## PROBLEM STATEMENT
Reproduce every line of the material below, but drop the pictures.

-------- SOURCE MATERIAL

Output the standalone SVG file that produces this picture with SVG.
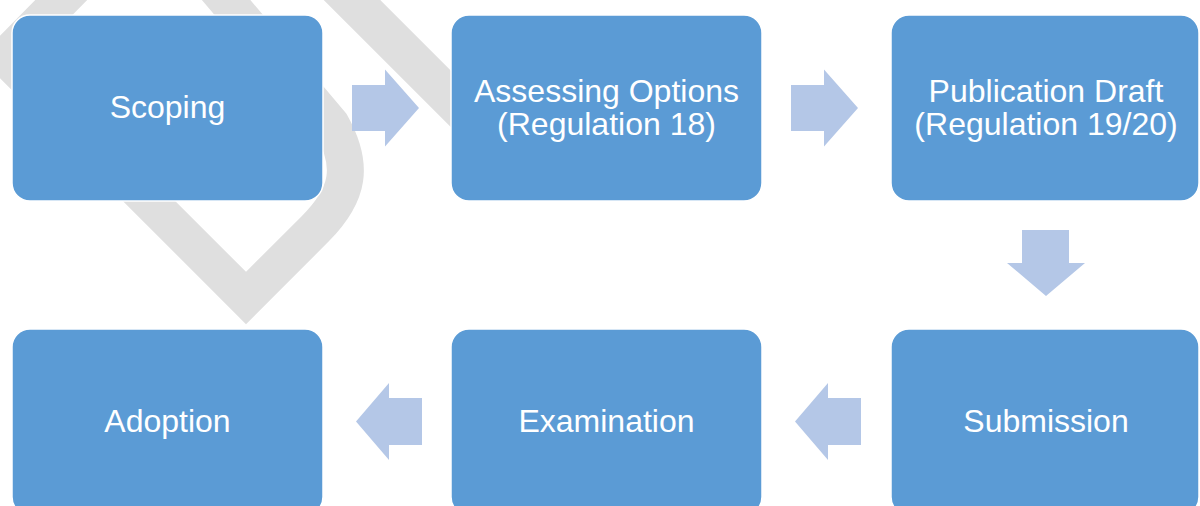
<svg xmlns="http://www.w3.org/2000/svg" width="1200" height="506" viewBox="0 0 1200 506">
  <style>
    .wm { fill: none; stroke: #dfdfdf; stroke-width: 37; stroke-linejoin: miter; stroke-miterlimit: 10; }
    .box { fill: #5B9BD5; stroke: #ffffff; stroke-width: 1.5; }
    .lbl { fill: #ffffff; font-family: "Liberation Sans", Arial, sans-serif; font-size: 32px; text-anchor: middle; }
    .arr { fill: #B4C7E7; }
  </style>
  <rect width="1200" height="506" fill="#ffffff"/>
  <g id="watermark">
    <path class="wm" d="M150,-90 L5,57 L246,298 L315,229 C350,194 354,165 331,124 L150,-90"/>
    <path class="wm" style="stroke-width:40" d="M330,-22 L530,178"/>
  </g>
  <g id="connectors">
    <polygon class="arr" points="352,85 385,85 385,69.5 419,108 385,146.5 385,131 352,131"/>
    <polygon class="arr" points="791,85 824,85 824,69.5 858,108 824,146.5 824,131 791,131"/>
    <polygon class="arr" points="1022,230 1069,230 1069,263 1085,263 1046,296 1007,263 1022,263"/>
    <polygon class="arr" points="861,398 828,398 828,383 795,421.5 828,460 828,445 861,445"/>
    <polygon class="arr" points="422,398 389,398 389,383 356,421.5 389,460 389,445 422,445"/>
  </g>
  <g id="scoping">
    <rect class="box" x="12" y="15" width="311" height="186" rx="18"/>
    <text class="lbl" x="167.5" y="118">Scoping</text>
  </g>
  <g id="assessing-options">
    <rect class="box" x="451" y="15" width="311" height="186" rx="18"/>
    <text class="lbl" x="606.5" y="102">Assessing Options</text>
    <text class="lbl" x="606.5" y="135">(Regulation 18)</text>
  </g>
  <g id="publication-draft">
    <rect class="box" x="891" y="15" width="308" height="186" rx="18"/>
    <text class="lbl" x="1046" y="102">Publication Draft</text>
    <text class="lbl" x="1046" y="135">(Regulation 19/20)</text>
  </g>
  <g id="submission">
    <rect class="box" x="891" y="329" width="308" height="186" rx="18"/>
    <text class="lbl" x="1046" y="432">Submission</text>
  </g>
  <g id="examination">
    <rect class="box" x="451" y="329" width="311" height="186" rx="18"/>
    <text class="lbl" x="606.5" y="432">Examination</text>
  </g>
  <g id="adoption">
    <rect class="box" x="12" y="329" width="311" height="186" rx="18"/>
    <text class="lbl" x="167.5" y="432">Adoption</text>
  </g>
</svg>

----------------

## CORRECT RESPONSE
Output the standalone SVG file that produces this picture with SVG.
<svg xmlns="http://www.w3.org/2000/svg" width="1200" height="506" viewBox="0 0 1200 506">
  <style>
    .wm { fill: none; stroke: #dfdfdf; stroke-width: 37; stroke-linejoin: miter; stroke-miterlimit: 10; }
    .box { fill: #5B9BD5; stroke: #ffffff; stroke-width: 1.5; }
    .lbl { fill: #ffffff; font-family: "Liberation Sans", Arial, sans-serif; font-size: 32px; text-anchor: middle; }
    .arr { fill: #B4C7E7; }
  </style>
  <rect width="1200" height="506" fill="#ffffff"/>
  <g id="watermark">
    <path class="wm" d="M150,-90 L5,57 L246,298 L315,229 C350,194 354,165 331,124 L150,-90"/>
    <path class="wm" style="stroke-width:40" d="M330,-22 L530,178"/>
  </g>
  <g id="connectors">
    <polygon class="arr" points="352,85 385,85 385,69.5 419,108 385,146.5 385,131 352,131"/>
    <polygon class="arr" points="791,85 824,85 824,69.5 858,108 824,146.5 824,131 791,131"/>
    <polygon class="arr" points="1022,230 1069,230 1069,263 1085,263 1046,296 1007,263 1022,263"/>
    <polygon class="arr" points="861,398 828,398 828,383 795,421.5 828,460 828,445 861,445"/>
    <polygon class="arr" points="422,398 389,398 389,383 356,421.5 389,460 389,445 422,445"/>
  </g>
  <g id="scoping">
    <rect class="box" x="12" y="15" width="311" height="186" rx="18"/>
    <text class="lbl" x="167.5" y="118">Scoping</text>
  </g>
  <g id="assessing-options">
    <rect class="box" x="451" y="15" width="311" height="186" rx="18"/>
    <text class="lbl" x="606.5" y="102">Assessing Options</text>
    <text class="lbl" x="606.5" y="135">(Regulation 18)</text>
  </g>
  <g id="publication-draft">
    <rect class="box" x="891" y="15" width="308" height="186" rx="18"/>
    <text class="lbl" x="1046" y="102">Publication Draft</text>
    <text class="lbl" x="1046" y="135">(Regulation 19/20)</text>
  </g>
  <g id="submission">
    <rect class="box" x="891" y="329" width="308" height="186" rx="18"/>
    <text class="lbl" x="1046" y="432">Submission</text>
  </g>
  <g id="examination">
    <rect class="box" x="451" y="329" width="311" height="186" rx="18"/>
    <text class="lbl" x="606.5" y="432">Examination</text>
  </g>
  <g id="adoption">
    <rect class="box" x="12" y="329" width="311" height="186" rx="18"/>
    <text class="lbl" x="167.5" y="432">Adoption</text>
  </g>
</svg>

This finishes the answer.